COLT: Cyclic Overlapping Lottery Tickets for Faster Pruning of Convolutional Neural Networks
Md. Ismail Hossain, Mohammed Rakib, M. M. Lutfe Elahi, Nabeel Mohammed, Shafin Rahman
TL;DR
COLT introduces Cyclic Overlapping Lottery Tickets, a data-partitioned pruning framework that uses overlapping masks to derive highly sparse subnetworks in fewer pruning rounds while preserving accuracy. By training multiple models on non-overlapping class partitions and intersecting their pruned weights, COLT yields robust, transferable tickets that generalize across datasets and extend to object detection.

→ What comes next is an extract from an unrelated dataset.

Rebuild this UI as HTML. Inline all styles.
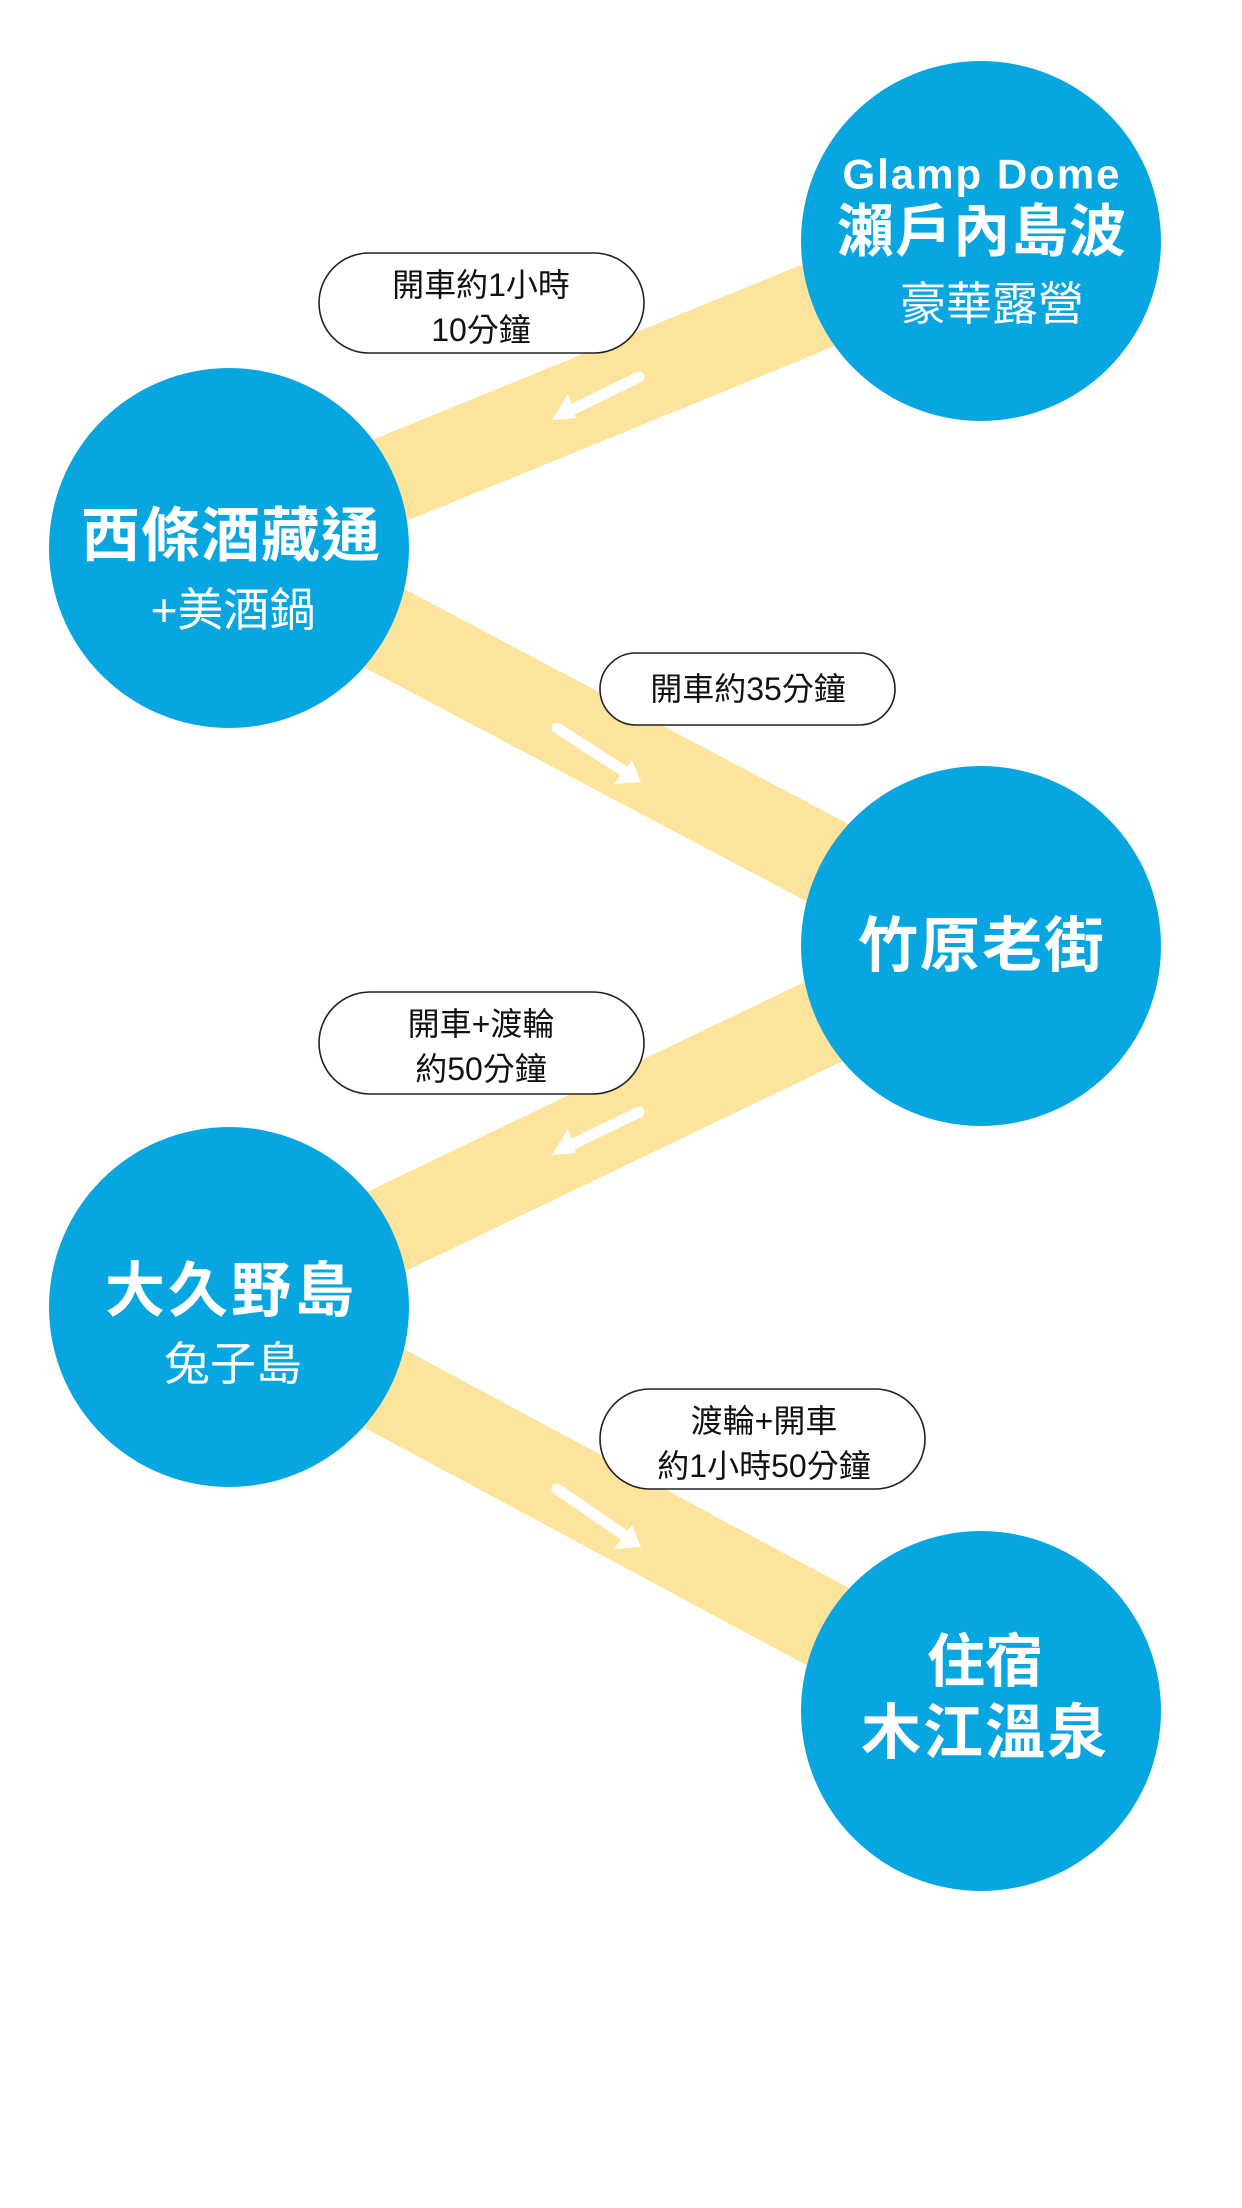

Across CIFAR-10/100, Tiny ImageNet, ImageNet, and Pascal VOC, COLT achieves comparable performance to LTH at high sparsity but with significantly lower computation time and improved transferability from large to small datasets. This approach reduces training cost and energy while delivering practical, scalable sparse networks for CNNs.
Abstract
Pruning refers to the elimination of trivial weights from neural networks. The sub-networks within an overparameterized model produced after pruning are often called Lottery tickets. This research aims to generate winning lottery tickets from a set of lottery tickets that can achieve similar accuracy to the original unpruned network. We introduce a novel winning ticket called Cyclic Overlapping Lottery Ticket (COLT) by data splitting and cyclic retraining of the pruned network from scratch. We apply a cyclic pruning algorithm that keeps only the overlapping weights of different pruned models trained on different data segments. Our results demonstrate that COLT can achieve similar accuracies (obtained by the unpruned model) while maintaining high sparsities. We show that the accuracy of COLT is on par with the winning tickets of Lottery Ticket Hypothesis (LTH) and, at times, is better. Moreover, COLTs can be generated using fewer iterations than tickets generated by the popular Iterative Magnitude Pruning (IMP) method. In addition, we also notice COLTs generated on large datasets can be transferred to small ones without compromising performance, demonstrating its generalizing capability. We conduct all our experiments on Cifar-10, Cifar-100 & TinyImageNet datasets and report superior performance than the state-of-the-art methods.